Dataset content:
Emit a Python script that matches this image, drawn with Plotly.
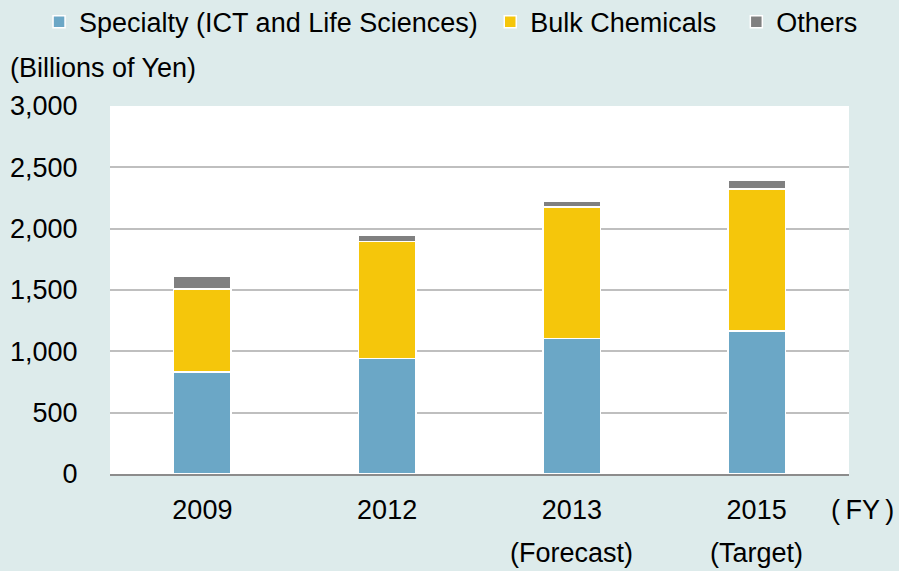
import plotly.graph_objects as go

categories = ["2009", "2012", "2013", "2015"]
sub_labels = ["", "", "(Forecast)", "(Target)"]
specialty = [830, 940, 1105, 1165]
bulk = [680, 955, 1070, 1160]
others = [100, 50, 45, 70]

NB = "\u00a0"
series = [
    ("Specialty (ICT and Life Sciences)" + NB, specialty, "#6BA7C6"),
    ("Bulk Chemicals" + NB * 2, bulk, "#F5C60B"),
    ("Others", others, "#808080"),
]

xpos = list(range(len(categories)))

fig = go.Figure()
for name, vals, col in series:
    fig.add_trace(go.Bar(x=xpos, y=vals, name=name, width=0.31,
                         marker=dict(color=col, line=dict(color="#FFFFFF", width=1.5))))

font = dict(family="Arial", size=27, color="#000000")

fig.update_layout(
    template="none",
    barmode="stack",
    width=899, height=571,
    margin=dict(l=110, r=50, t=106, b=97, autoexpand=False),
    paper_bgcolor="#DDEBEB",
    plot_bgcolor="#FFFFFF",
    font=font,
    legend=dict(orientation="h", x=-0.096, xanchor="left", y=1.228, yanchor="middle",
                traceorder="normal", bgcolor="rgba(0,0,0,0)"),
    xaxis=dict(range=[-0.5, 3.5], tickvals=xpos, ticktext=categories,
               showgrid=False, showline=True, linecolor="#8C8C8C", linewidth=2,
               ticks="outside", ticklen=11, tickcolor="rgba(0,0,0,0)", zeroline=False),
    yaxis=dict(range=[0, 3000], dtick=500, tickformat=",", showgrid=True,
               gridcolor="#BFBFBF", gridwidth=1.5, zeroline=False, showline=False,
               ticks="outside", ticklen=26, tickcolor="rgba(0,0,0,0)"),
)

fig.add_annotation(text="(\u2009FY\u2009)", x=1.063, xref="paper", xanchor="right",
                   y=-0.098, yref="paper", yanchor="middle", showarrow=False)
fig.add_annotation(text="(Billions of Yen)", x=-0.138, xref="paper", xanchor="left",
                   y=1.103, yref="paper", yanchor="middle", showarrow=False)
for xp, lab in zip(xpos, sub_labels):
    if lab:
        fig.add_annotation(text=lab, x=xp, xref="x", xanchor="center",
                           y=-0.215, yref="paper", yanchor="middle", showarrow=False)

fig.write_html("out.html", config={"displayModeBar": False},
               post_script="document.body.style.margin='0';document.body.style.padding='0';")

Exercise requirements: Exclude every picture and copy the remaining data exactly.

Output of the task:
Emit a Python script that matches this image, drawn with Plotly.
import plotly.graph_objects as go

categories = ["2009", "2012", "2013", "2015"]
sub_labels = ["", "", "(Forecast)", "(Target)"]
specialty = [830, 940, 1105, 1165]
bulk = [680, 955, 1070, 1160]
others = [100, 50, 45, 70]

NB = "\u00a0"
series = [
    ("Specialty (ICT and Life Sciences)" + NB, specialty, "#6BA7C6"),
    ("Bulk Chemicals" + NB * 2, bulk, "#F5C60B"),
    ("Others", others, "#808080"),
]

xpos = list(range(len(categories)))

fig = go.Figure()
for name, vals, col in series:
    fig.add_trace(go.Bar(x=xpos, y=vals, name=name, width=0.31,
                         marker=dict(color=col, line=dict(color="#FFFFFF", width=1.5))))

font = dict(family="Arial", size=27, color="#000000")

fig.update_layout(
    template="none",
    barmode="stack",
    width=899, height=571,
    margin=dict(l=110, r=50, t=106, b=97, autoexpand=False),
    paper_bgcolor="#DDEBEB",
    plot_bgcolor="#FFFFFF",
    font=font,
    legend=dict(orientation="h", x=-0.096, xanchor="left", y=1.228, yanchor="middle",
                traceorder="normal", bgcolor="rgba(0,0,0,0)"),
    xaxis=dict(range=[-0.5, 3.5], tickvals=xpos, ticktext=categories,
               showgrid=False, showline=True, linecolor="#8C8C8C", linewidth=2,
               ticks="outside", ticklen=11, tickcolor="rgba(0,0,0,0)", zeroline=False),
    yaxis=dict(range=[0, 3000], dtick=500, tickformat=",", showgrid=True,
               gridcolor="#BFBFBF", gridwidth=1.5, zeroline=False, showline=False,
               ticks="outside", ticklen=26, tickcolor="rgba(0,0,0,0)"),
)

fig.add_annotation(text="(\u2009FY\u2009)", x=1.063, xref="paper", xanchor="right",
                   y=-0.098, yref="paper", yanchor="middle", showarrow=False)
fig.add_annotation(text="(Billions of Yen)", x=-0.138, xref="paper", xanchor="left",
                   y=1.103, yref="paper", yanchor="middle", showarrow=False)
for xp, lab in zip(xpos, sub_labels):
    if lab:
        fig.add_annotation(text=lab, x=xp, xref="x", xanchor="center",
                           y=-0.215, yref="paper", yanchor="middle", showarrow=False)

fig.write_html("out.html", config={"displayModeBar": False},
               post_script="document.body.style.margin='0';document.body.style.padding='0';")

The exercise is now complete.